BIP39 Validator displays which validation tests succeeded and the total number of tests that succeeded.

Description of validation tests

Currently, four validation tests are implemented. Each of these will be explained in detail below.

Lowercase words test

This test ensures that all words in the wordlist are composed of lowercase latin words, with no diacritics, and that there is strictly one word on each line, with no intermediate whitespace except for any of the representations of newline (“rn” on Windows, “n” on macOS and Linux).

This test also searches for problems in the wordlist that are severe but not fatal. The presence of these problems will not hamper the other validation tests but the code reviewers will not merge wordlists that have these warnings. Currently the warnings are 1) wordlist is not sorted, and 2) wordlist doesn’t have exactly 2048 words. Please ensure these requirements are met before submitting a pull request.

This test is mandatory, because all the other tests depend on the wordlist being well-formed. Validation cannot continue if this test fails and signals that the medium the wordlist was loaded from has syntax errors that need to be fixed.

A side-effect of requiring only lowercase latin words is that it cannot validate non-Latin languages’ wordlists. Support for non-Latin languages might be added in the future, but currently it is not a priority.

Levenshtein distance test

This validation checks that every pair of words in the wordlist has a Levenshtein distance above a threshold. [Levenshtein distance](https://en.wikipedia.org/wiki/Levenshtein_distance) is the number of insertions, removals, and substitutions (replacing one letter with another) you need to make in a word to transform it into another word. It’s used to determine how easily mistakable two words are.

A rule of thumb is, the higher the Levenshtein distance, the less likely users will confuse two words with each other.
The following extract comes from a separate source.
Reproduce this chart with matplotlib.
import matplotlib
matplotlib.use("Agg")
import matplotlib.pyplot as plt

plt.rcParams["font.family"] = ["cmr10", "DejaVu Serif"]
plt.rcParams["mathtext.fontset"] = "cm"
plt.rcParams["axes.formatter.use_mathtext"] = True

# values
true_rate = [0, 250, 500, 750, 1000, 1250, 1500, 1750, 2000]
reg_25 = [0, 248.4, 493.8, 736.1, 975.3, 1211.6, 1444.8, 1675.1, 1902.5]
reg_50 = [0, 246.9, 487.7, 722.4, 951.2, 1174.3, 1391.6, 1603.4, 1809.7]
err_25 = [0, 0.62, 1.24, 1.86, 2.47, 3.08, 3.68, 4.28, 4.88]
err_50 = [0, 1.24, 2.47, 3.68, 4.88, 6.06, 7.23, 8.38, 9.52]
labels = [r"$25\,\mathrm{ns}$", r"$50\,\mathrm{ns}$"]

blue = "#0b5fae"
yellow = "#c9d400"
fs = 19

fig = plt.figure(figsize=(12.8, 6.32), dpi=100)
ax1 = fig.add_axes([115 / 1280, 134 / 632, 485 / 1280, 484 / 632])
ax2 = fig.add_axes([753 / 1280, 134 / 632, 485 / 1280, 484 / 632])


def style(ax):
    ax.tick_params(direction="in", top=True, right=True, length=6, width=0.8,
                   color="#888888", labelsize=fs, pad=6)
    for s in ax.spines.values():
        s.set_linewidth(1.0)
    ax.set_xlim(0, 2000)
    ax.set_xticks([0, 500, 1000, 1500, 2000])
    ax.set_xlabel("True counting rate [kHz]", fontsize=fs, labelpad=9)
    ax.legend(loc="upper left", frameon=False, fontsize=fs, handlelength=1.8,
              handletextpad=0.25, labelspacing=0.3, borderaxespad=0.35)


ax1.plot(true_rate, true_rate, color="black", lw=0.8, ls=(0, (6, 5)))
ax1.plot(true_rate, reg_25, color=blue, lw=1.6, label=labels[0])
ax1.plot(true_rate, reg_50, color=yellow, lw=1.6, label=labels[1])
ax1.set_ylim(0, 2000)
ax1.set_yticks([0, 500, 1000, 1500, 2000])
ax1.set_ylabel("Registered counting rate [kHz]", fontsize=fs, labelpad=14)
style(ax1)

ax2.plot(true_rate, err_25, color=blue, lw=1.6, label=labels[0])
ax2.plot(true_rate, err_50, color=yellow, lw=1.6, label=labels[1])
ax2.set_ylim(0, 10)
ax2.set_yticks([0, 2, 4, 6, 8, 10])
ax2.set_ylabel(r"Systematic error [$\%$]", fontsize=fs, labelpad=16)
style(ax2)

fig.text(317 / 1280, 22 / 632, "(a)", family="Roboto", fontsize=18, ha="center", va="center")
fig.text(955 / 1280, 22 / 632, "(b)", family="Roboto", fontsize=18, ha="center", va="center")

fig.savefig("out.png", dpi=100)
BIP39 wordlist mergers recommend a Levenshtein distance between all words of at least 2.

For example, to transform “cat” into “catch”, you need to add two characters at the end, “c” and “h”, so that the word transforms to “cat” –> “catc” –> “catch” so the Levenshtein distance between these two words is 2. But the distance between “cat” and “oatmeal” is 5:

  • Replace “c” with “o”
  • Add “m” “e” “a” “l” at the end

Here’s a slightly more complex example. To transform “research” into “searching”, you need to:

  • Remove the letters “r” and “e” at the beginning
  • Add the letters “i” “n” “g” at the end

So, the Levenshtein distance between these words is 5.

Initial unique characters test

This validation checks that the prefixes of all words in the wordlist are unique up to a threshold number of characters. In other words, it checks that the word can be uniquely identified by it’s first N characters. BIP39 wordlist mergers recommend a value of N (unique initial characters length) of at most 4.
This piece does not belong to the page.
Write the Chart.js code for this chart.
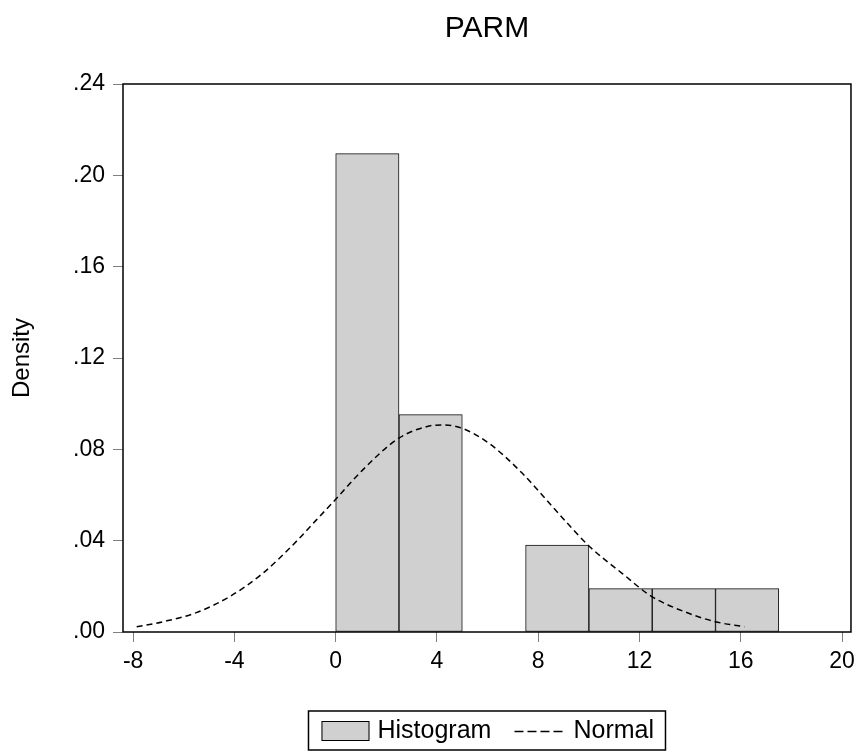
<!DOCTYPE html>
<html>
<head>
<meta charset="utf-8">
<script src="https://cdn.jsdelivr.net/npm/chart.js@4/dist/chart.umd.min.js"></script>
<style>
  html, body { margin: 0; padding: 0; background: #fff; }
  #wrap { width: 861px; height: 752px; }
</style>
</head>
<body>
<div id="wrap"><canvas id="c" width="861" height="752"></canvas></div>
<script>
// Histogram of PARM with a fitted normal density
const chartTitle = 'PARM';
const yAxisTitle = 'Density';
const seriesLabels = ['Histogram', 'Normal'];

// histogram bins (edges) and their densities
const binEdges = [0, 2.5, 5, 7.5, 10, 12.5, 15, 17.5];
const binDensity = [0.2095, 0.0952, 0, 0.0381, 0.0190, 0.0190, 0.0190];

// normal density curve, sampled points
const normalX = [-7.86, -6.82, -5.50, -4.19, -2.88, -1.56, -0.77, 0.00, 1.07, 2.48, 3.69, 4.28,
                 5.00, 6.06, 7.37, 8.68, 10.00, 11.31, 12.49, 13.94, 14.99, 16.14];
const normalY = [0.0023, 0.0045, 0.0085, 0.0155, 0.0257, 0.0396, 0.0490, 0.0581, 0.0710, 0.0848, 0.0902, 0.0907,
                 0.0892, 0.0826, 0.0695, 0.0534, 0.0377, 0.0257, 0.0155, 0.0082, 0.0045, 0.0023];

// axes
const xTicks = [-8, -4, 0, 4, 8, 12, 16, 20];
const xRange = [-8.4, 20.35];
const yTicks = [0, 0.04, 0.08, 0.12, 0.16, 0.20, 0.24];
const yTickLabels = ['.00', '.04', '.08', '.12', '.16', '.20', '.24'];
const yRange = [0, 0.24];

const FONT = '"Liberation Sans", Arial, Helvetica, sans-serif';
const BAR_FILL = '#d0d0d0';

const histPoints = binDensity.map((d, i) => ({ x: (binEdges[i] + binEdges[i + 1]) / 2, y: d }));
const normalPoints = normalX.map((x, i) => ({ x: x, y: normalY[i] }));

// frame, title and boxed legend
const decorations = {
  id: 'decorations',
  afterDraw(chart) {
    const ctx = chart.ctx;
    const a = chart.chartArea;
    const cx = (a.left + a.right) / 2;
    ctx.save();

    // plot frame
    ctx.strokeStyle = '#000';
    ctx.lineWidth = 1.5;
    ctx.strokeRect(a.left, a.top, a.right - a.left, a.bottom - a.top);

    // title
    ctx.fillStyle = '#000';
    ctx.font = '30px ' + FONT;
    ctx.textAlign = 'center';
    ctx.textBaseline = 'alphabetic';
    ctx.fillText(chartTitle, cx, 37);

    // legend box
    const boxW = 357, boxH = 39, boxTop = 711;
    const boxLeft = cx - boxW / 2;
    ctx.lineWidth = 1.5;
    ctx.strokeRect(boxLeft, boxTop, boxW, boxH);

    // histogram swatch
    const sx = boxLeft + 13, sy = boxTop + 10;
    ctx.fillStyle = BAR_FILL;
    ctx.fillRect(sx, sy, 48, 20);
    ctx.lineWidth = 1;
    ctx.strokeStyle = '#000';
    ctx.strokeRect(sx + 0.5, sy + 0.5, 47, 19);

    ctx.font = '25px ' + FONT;
    ctx.textAlign = 'left';
    ctx.fillStyle = '#000';
    const baseY = boxTop + 27;
    ctx.fillText(seriesLabels[0], sx + 56, baseY);

    // normal line sample
    const lx = boxLeft + 206;
    ctx.beginPath();
    ctx.setLineDash([9, 4]);
    ctx.lineWidth = 1.5;
    ctx.moveTo(lx, boxTop + 20.5);
    ctx.lineTo(lx + 48, boxTop + 20.5);
    ctx.stroke();
    ctx.setLineDash([]);
    ctx.fillText(seriesLabels[1], lx + 59, baseY);

    ctx.restore();
  }
};

new Chart(document.getElementById('c'), {
  type: 'bar',
  data: {
    datasets: [
      {
        type: 'line',
        label: seriesLabels[1],
        data: normalPoints,
        borderColor: '#000',
        borderWidth: 1.5,
        borderDash: [6, 4],
        pointRadius: 0,
        fill: false,
        cubicInterpolationMode: 'monotone',
        order: 0
      },
      {
        type: 'bar',
        label: seriesLabels[0],
        data: histPoints,
        backgroundColor: BAR_FILL,
        borderColor: '#111',
        borderWidth: 1,
        borderSkipped: false,
        barPercentage: 1,
        categoryPercentage: 1,
        order: 1
      }
    ]
  },
  options: {
    responsive: false,
    animation: false,
    devicePixelRatio: 1,
    layout: { padding: { top: 84, right: 8, bottom: 0, left: 0 } },
    plugins: {
      legend: { display: false },
      title: { display: false },
      tooltip: { enabled: false }
    },
    scales: {
      x: {
        type: 'linear',
        min: xRange[0],
        max: xRange[1],
        offset: false,
        afterBuildTicks: s => { s.ticks = xTicks.map(v => ({ value: v })); },
        afterFit: s => { s.height = 120; },
        border: { display: false },
        grid: { offset: false, drawOnChartArea: false, drawTicks: true, tickLength: 10, color: '#808080', lineWidth: 1 },
        ticks: {
          autoSkip: false, maxRotation: 0, minRotation: 0,
          padding: 6, color: '#000', font: { family: FONT, size: 23 },
          callback: v => String(v)
        }
      },
      y: {
        type: 'linear',
        min: yRange[0],
        max: yRange[1],
        afterBuildTicks: s => { s.ticks = yTicks.map(v => ({ value: v })); },
        afterFit: s => { s.width = 123; },
        border: { display: false },
        grid: { offset: false, drawOnChartArea: false, drawTicks: true, tickLength: 10, color: '#808080', lineWidth: 1 },
        ticks: {
          autoSkip: false, padding: 8, color: '#000', font: { family: FONT, size: 23 },
          callback: (v, i) => yTickLabels[i]
        },
        title: {
          display: true, text: yAxisTitle, color: '#000',
          font: { family: FONT, size: 24 }, padding: { top: 8, bottom: 0 }
        }
      }
    }
  },
  plugins: [decorations]
});
</script>
</body>
</html>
The bigger the threshold, the longer the prefixes become which may allow groups of words to be completely identical prefixes, making it harder for them to distinguish each other. Also, certain wallet software like Electrum try to autocomplete words, the more similar initial characters two words have, the less effective the autocomplete becomes.

For example, the wordlist

::
tree inkling train quail tasty

has an initial unique character length of 3, as the first three characters in each word can uniquely identify it in each wordlist.

Maximum length test

This validation checks that the string length all words are no longer than a threshold number of characters. As some hardware wallets only display the first eight characters of a word, BIP39 wordlist mergers recommend all words be no longer than 8 characters.